### INSTRUCTION
Reproduce the listing below without changes, except that pictures are left out.
◇ ◇ ◇ ◇ ◇ ◇ ◇
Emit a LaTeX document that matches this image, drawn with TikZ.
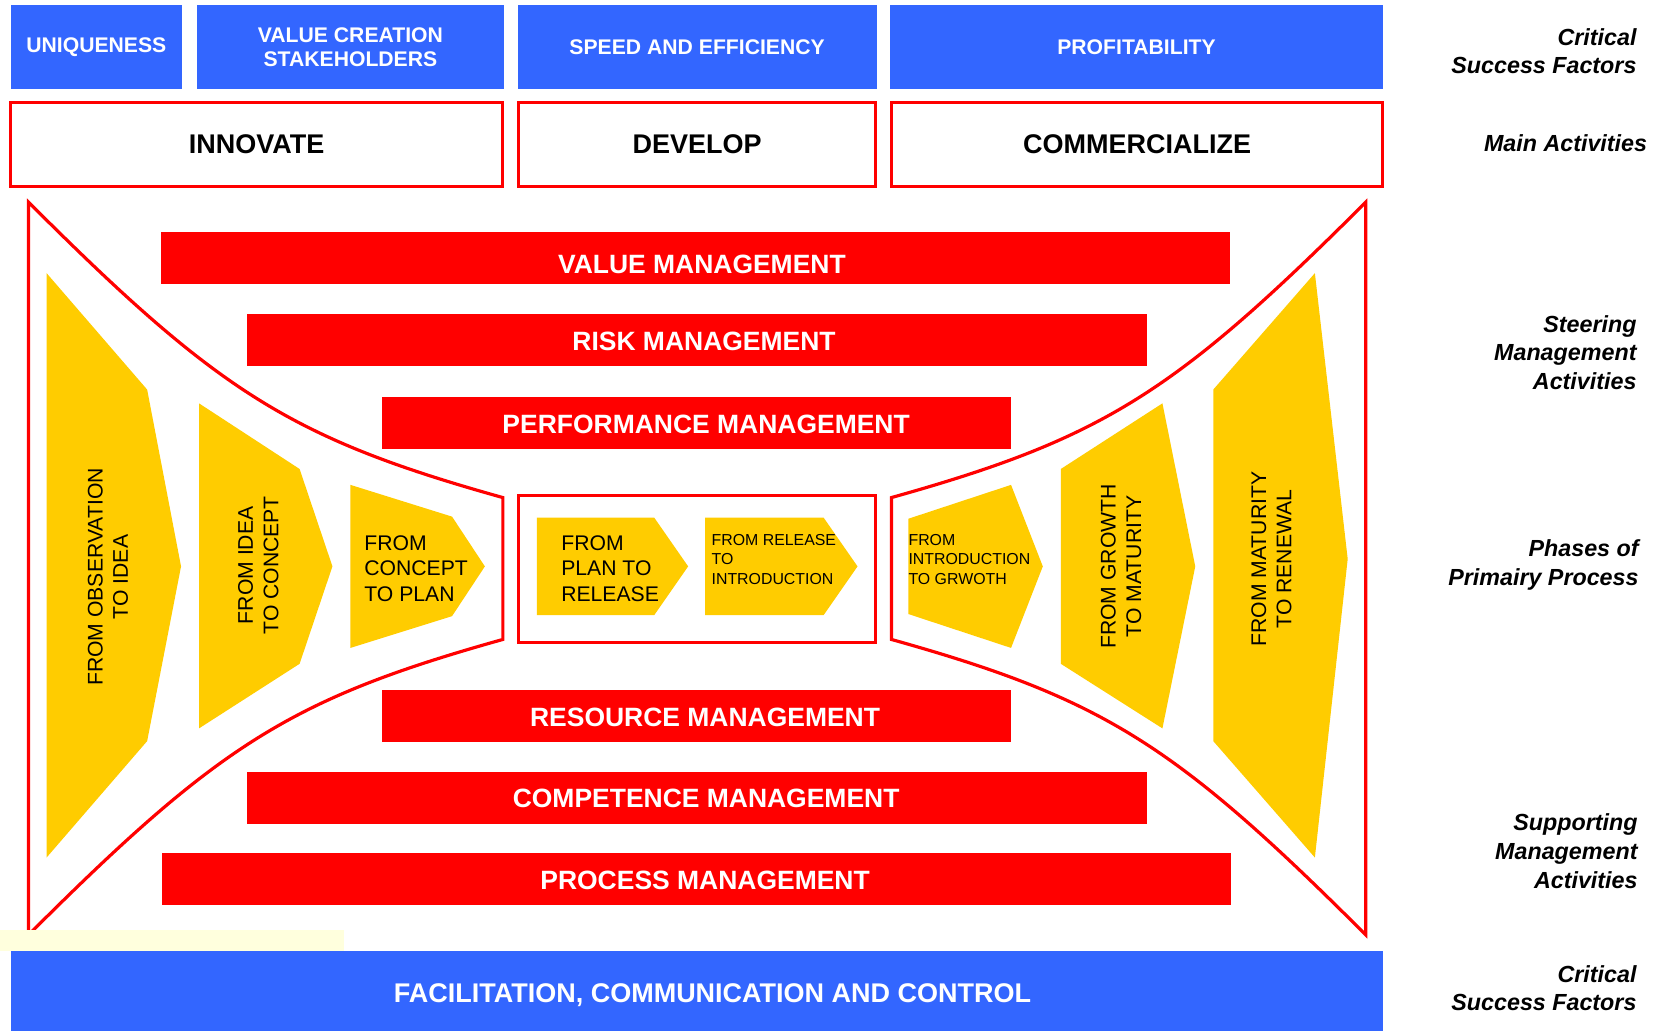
\documentclass[tikz,border=0pt]{standalone}
\usepackage{fontspec}
\setmainfont{Liberation Sans}
\definecolor{cblue}{HTML}{3366FF}
\definecolor{cred}{HTML}{FF0000}
\definecolor{cyel}{HTML}{FFCC00}
\definecolor{cpale}{HTML}{FFFFDD}
\begin{document}
\begin{tikzpicture}[x=1pt,y=-1pt,
 bluebox/.style={fill=cblue, draw=none, text=white, font=\fontsize{20}{23}\selectfont\bfseries, align=center, inner sep=0pt},
 actbox/.style={draw=cred, line width=3pt, fill=white, font=\fontsize{25.5}{28}\selectfont\bfseries, inner sep=0pt, minimum height=79pt},
 redbar/.style={fill=cred, inner sep=0pt, minimum height=49pt},
 bartext/.style={text=white, font=\fontsize{25}{30}\selectfont\bfseries, inner sep=0pt},
 side/.style={anchor=east, align=right, font=\fontsize{22}{27}\selectfont\bfseries\itshape, inner sep=0pt},
 funnel/.style={draw=cred, line width=3pt, line join=miter},
 ptext/.style={font=\fontsize{20}{24}\selectfont, align=left, anchor=west, inner sep=0pt},
 psmall/.style={font=\fontsize{15}{18.5}\selectfont, align=left, anchor=west, inner sep=0pt},
 vtext/.style={font=\fontsize{20}{24}\selectfont, align=center, rotate=90, inner sep=0pt}
]
\useasboundingbox (0,0) rectangle (1568,974);
\fill[white] (0,0) rectangle (1568,974);

% top critical success factors
\node[bluebox, minimum width=162pt, minimum height=79pt] (uniq) at (91,44.5) {UNIQUENESS};
\node[bluebox, minimum width=290pt, minimum height=79pt] (valc) at (331,44.5) {VALUE CREATION\\STAKEHOLDERS};
\node[bluebox, minimum width=339pt, minimum height=79pt] (speed) at (658.5,44.5) {SPEED AND EFFICIENCY};
\node[bluebox, minimum width=465pt, minimum height=79pt] (prof) at (1073.5,44.5) {PROFITABILITY};

% main activities
\node[actbox, minimum width=465pt] (innov) at (242.5,136.5) {INNOVATE};
\node[actbox, minimum width=337pt] (dev) at (658.5,136.5) {DEVELOP};
\node[actbox, minimum width=464pt] (comm) at (1074,136.5) {COMMERCIALIZE};

% funnels
\draw[funnel] (27,191) .. controls (207,371) and (275,414) .. (475,470) -- (475,604)
   .. controls (275,660) and (207,703) .. (27,883) -- cycle;
\draw[funnel] (1290,191) .. controls (1110,371) and (1042,414) .. (842,470) -- (842,604)
   .. controls (1042,660) and (1110,703) .. (1290,883) -- cycle;
\node[draw=cred, line width=3pt, minimum width=337pt, minimum height=139pt, inner sep=0pt] (center) at (658.5,537.5) {};

% steering bars
\node[redbar, minimum width=1010pt] (vm) at (657,243.5) {};
\node[bartext] (vmt) at (663,250) {VALUE MANAGEMENT};
\node[redbar, minimum width=850pt] (rm) at (658,321.5) {};
\node[bartext] (rmt) at (665,322.5) {RISK MANAGEMENT};
\node[redbar, minimum width=594pt] (pm) at (658,399.5) {};
\node[bartext] (pmt) at (667,400.5) {PERFORMANCE MANAGEMENT};
% supporting bars
\node[redbar, minimum width=594pt] (resm) at (658,676.5) {};
\node[bartext] (resmt) at (666,677.5) {RESOURCE MANAGEMENT};
\node[redbar, minimum width=850pt] (cm) at (658,753.5) {};
\node[bartext] (cmt) at (667,754.5) {COMPETENCE MANAGEMENT};
\node[redbar, minimum width=1010pt] (prm) at (658,830.5) {};
\node[bartext] (prmt) at (666,831.5) {PROCESS MANAGEMENT};

% phases (left)
\fill[cyel] (44,258) -- (139,368) -- (171,535) -- (139,700) -- (44,810) -- cycle;
\node[vtext] (p1) at (102,545) {FROM OBSERVATION\\TO IDEA};
\fill[cyel] (188,381) -- (283,443) -- (314,535) -- (283,627) -- (188,688) -- cycle;
\node[vtext] (p2) at (244,534) {FROM IDEA\\TO CONCEPT};
\fill[cyel] (331,458) -- (427,488) -- (458,535) -- (427,582) -- (331,612) -- cycle;
\node[ptext] (p3) at (344,537) {FROM\\CONCEPT\\TO PLAN};
% phases (center)
\fill[cyel] (507,489) -- (618,489) -- (650,535) -- (618,581) -- (507,581) -- cycle;
\node[ptext] (p4) at (530,537) {FROM\\PLAN TO\\RELEASE};
\fill[cyel] (666,489) -- (778,489) -- (810,535) -- (778,581) -- (666,581) -- cycle;
\node[psmall] (p5) at (672,528.5) {FROM RELEASE\\TO\\INTRODUCTION};
% phases (right)
\fill[cyel] (858,490) -- (955,458) -- (985,535) -- (955,612) -- (858,580) -- cycle;
\node[psmall] (p6) at (858,528.5) {FROM\\INTRODUCTION\\TO GRWOTH};
\fill[cyel] (1002,443) -- (1098,381) -- (1129,535) -- (1098,688) -- (1002,627) -- cycle;
\node[vtext] (p7) at (1059,535) {FROM GROWTH\\TO MATURITY};
\fill[cyel] (1146,368) -- (1242,258) -- (1273,528) -- (1242,810) -- (1146,700) -- cycle;
\node[vtext] (p8) at (1201,528) {FROM MATURITY\\TO RENEWAL};

% bottom
\fill[cpale] (0,878) rectangle (325,898);
\node[fill=cblue, inner sep=0pt, minimum width=1296pt, minimum height=76pt] (fcc) at (658,936) {};
\node[text=white, font=\fontsize{25.5}{28}\selectfont\bfseries, inner sep=0pt] (fcct) at (673,940) {FACILITATION, COMMUNICATION AND CONTROL};

% side labels
\node[side] (s1) at (1546,48.5) {Critical\\Success Factors};
\node[side] (s2) at (1556,135) {Main Activities};
\node[side] (s3) at (1546,333) {Steering\\Management\\Activities};
\node[side] (s4) at (1548,533.5) {Phases of\\Primairy Process};
\node[side] (s5) at (1547,804) {Supporting\\Management\\Activities};
\node[side] (s6) at (1546,933.5) {Critical\\Success Factors};
\end{tikzpicture}
\end{document}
◇ ◇ ◇ ◇ ◇ ◇ ◇
### FULL ANSWER
Emit a LaTeX document that matches this image, drawn with TikZ.
\documentclass[tikz,border=0pt]{standalone}
\usepackage{fontspec}
\setmainfont{Liberation Sans}
\definecolor{cblue}{HTML}{3366FF}
\definecolor{cred}{HTML}{FF0000}
\definecolor{cyel}{HTML}{FFCC00}
\definecolor{cpale}{HTML}{FFFFDD}
\begin{document}
\begin{tikzpicture}[x=1pt,y=-1pt,
 bluebox/.style={fill=cblue, draw=none, text=white, font=\fontsize{20}{23}\selectfont\bfseries, align=center, inner sep=0pt},
 actbox/.style={draw=cred, line width=3pt, fill=white, font=\fontsize{25.5}{28}\selectfont\bfseries, inner sep=0pt, minimum height=79pt},
 redbar/.style={fill=cred, inner sep=0pt, minimum height=49pt},
 bartext/.style={text=white, font=\fontsize{25}{30}\selectfont\bfseries, inner sep=0pt},
 side/.style={anchor=east, align=right, font=\fontsize{22}{27}\selectfont\bfseries\itshape, inner sep=0pt},
 funnel/.style={draw=cred, line width=3pt, line join=miter},
 ptext/.style={font=\fontsize{20}{24}\selectfont, align=left, anchor=west, inner sep=0pt},
 psmall/.style={font=\fontsize{15}{18.5}\selectfont, align=left, anchor=west, inner sep=0pt},
 vtext/.style={font=\fontsize{20}{24}\selectfont, align=center, rotate=90, inner sep=0pt}
]
\useasboundingbox (0,0) rectangle (1568,974);
\fill[white] (0,0) rectangle (1568,974);

% top critical success factors
\node[bluebox, minimum width=162pt, minimum height=79pt] (uniq) at (91,44.5) {UNIQUENESS};
\node[bluebox, minimum width=290pt, minimum height=79pt] (valc) at (331,44.5) {VALUE CREATION\\STAKEHOLDERS};
\node[bluebox, minimum width=339pt, minimum height=79pt] (speed) at (658.5,44.5) {SPEED AND EFFICIENCY};
\node[bluebox, minimum width=465pt, minimum height=79pt] (prof) at (1073.5,44.5) {PROFITABILITY};

% main activities
\node[actbox, minimum width=465pt] (innov) at (242.5,136.5) {INNOVATE};
\node[actbox, minimum width=337pt] (dev) at (658.5,136.5) {DEVELOP};
\node[actbox, minimum width=464pt] (comm) at (1074,136.5) {COMMERCIALIZE};

% funnels
\draw[funnel] (27,191) .. controls (207,371) and (275,414) .. (475,470) -- (475,604)
   .. controls (275,660) and (207,703) .. (27,883) -- cycle;
\draw[funnel] (1290,191) .. controls (1110,371) and (1042,414) .. (842,470) -- (842,604)
   .. controls (1042,660) and (1110,703) .. (1290,883) -- cycle;
\node[draw=cred, line width=3pt, minimum width=337pt, minimum height=139pt, inner sep=0pt] (center) at (658.5,537.5) {};

% steering bars
\node[redbar, minimum width=1010pt] (vm) at (657,243.5) {};
\node[bartext] (vmt) at (663,250) {VALUE MANAGEMENT};
\node[redbar, minimum width=850pt] (rm) at (658,321.5) {};
\node[bartext] (rmt) at (665,322.5) {RISK MANAGEMENT};
\node[redbar, minimum width=594pt] (pm) at (658,399.5) {};
\node[bartext] (pmt) at (667,400.5) {PERFORMANCE MANAGEMENT};
% supporting bars
\node[redbar, minimum width=594pt] (resm) at (658,676.5) {};
\node[bartext] (resmt) at (666,677.5) {RESOURCE MANAGEMENT};
\node[redbar, minimum width=850pt] (cm) at (658,753.5) {};
\node[bartext] (cmt) at (667,754.5) {COMPETENCE MANAGEMENT};
\node[redbar, minimum width=1010pt] (prm) at (658,830.5) {};
\node[bartext] (prmt) at (666,831.5) {PROCESS MANAGEMENT};

% phases (left)
\fill[cyel] (44,258) -- (139,368) -- (171,535) -- (139,700) -- (44,810) -- cycle;
\node[vtext] (p1) at (102,545) {FROM OBSERVATION\\TO IDEA};
\fill[cyel] (188,381) -- (283,443) -- (314,535) -- (283,627) -- (188,688) -- cycle;
\node[vtext] (p2) at (244,534) {FROM IDEA\\TO CONCEPT};
\fill[cyel] (331,458) -- (427,488) -- (458,535) -- (427,582) -- (331,612) -- cycle;
\node[ptext] (p3) at (344,537) {FROM\\CONCEPT\\TO PLAN};
% phases (center)
\fill[cyel] (507,489) -- (618,489) -- (650,535) -- (618,581) -- (507,581) -- cycle;
\node[ptext] (p4) at (530,537) {FROM\\PLAN TO\\RELEASE};
\fill[cyel] (666,489) -- (778,489) -- (810,535) -- (778,581) -- (666,581) -- cycle;
\node[psmall] (p5) at (672,528.5) {FROM RELEASE\\TO\\INTRODUCTION};
% phases (right)
\fill[cyel] (858,490) -- (955,458) -- (985,535) -- (955,612) -- (858,580) -- cycle;
\node[psmall] (p6) at (858,528.5) {FROM\\INTRODUCTION\\TO GRWOTH};
\fill[cyel] (1002,443) -- (1098,381) -- (1129,535) -- (1098,688) -- (1002,627) -- cycle;
\node[vtext] (p7) at (1059,535) {FROM GROWTH\\TO MATURITY};
\fill[cyel] (1146,368) -- (1242,258) -- (1273,528) -- (1242,810) -- (1146,700) -- cycle;
\node[vtext] (p8) at (1201,528) {FROM MATURITY\\TO RENEWAL};

% bottom
\fill[cpale] (0,878) rectangle (325,898);
\node[fill=cblue, inner sep=0pt, minimum width=1296pt, minimum height=76pt] (fcc) at (658,936) {};
\node[text=white, font=\fontsize{25.5}{28}\selectfont\bfseries, inner sep=0pt] (fcct) at (673,940) {FACILITATION, COMMUNICATION AND CONTROL};

% side labels
\node[side] (s1) at (1546,48.5) {Critical\\Success Factors};
\node[side] (s2) at (1556,135) {Main Activities};
\node[side] (s3) at (1546,333) {Steering\\Management\\Activities};
\node[side] (s4) at (1548,533.5) {Phases of\\Primairy Process};
\node[side] (s5) at (1547,804) {Supporting\\Management\\Activities};
\node[side] (s6) at (1546,933.5) {Critical\\Success Factors};
\end{tikzpicture}
\end{document}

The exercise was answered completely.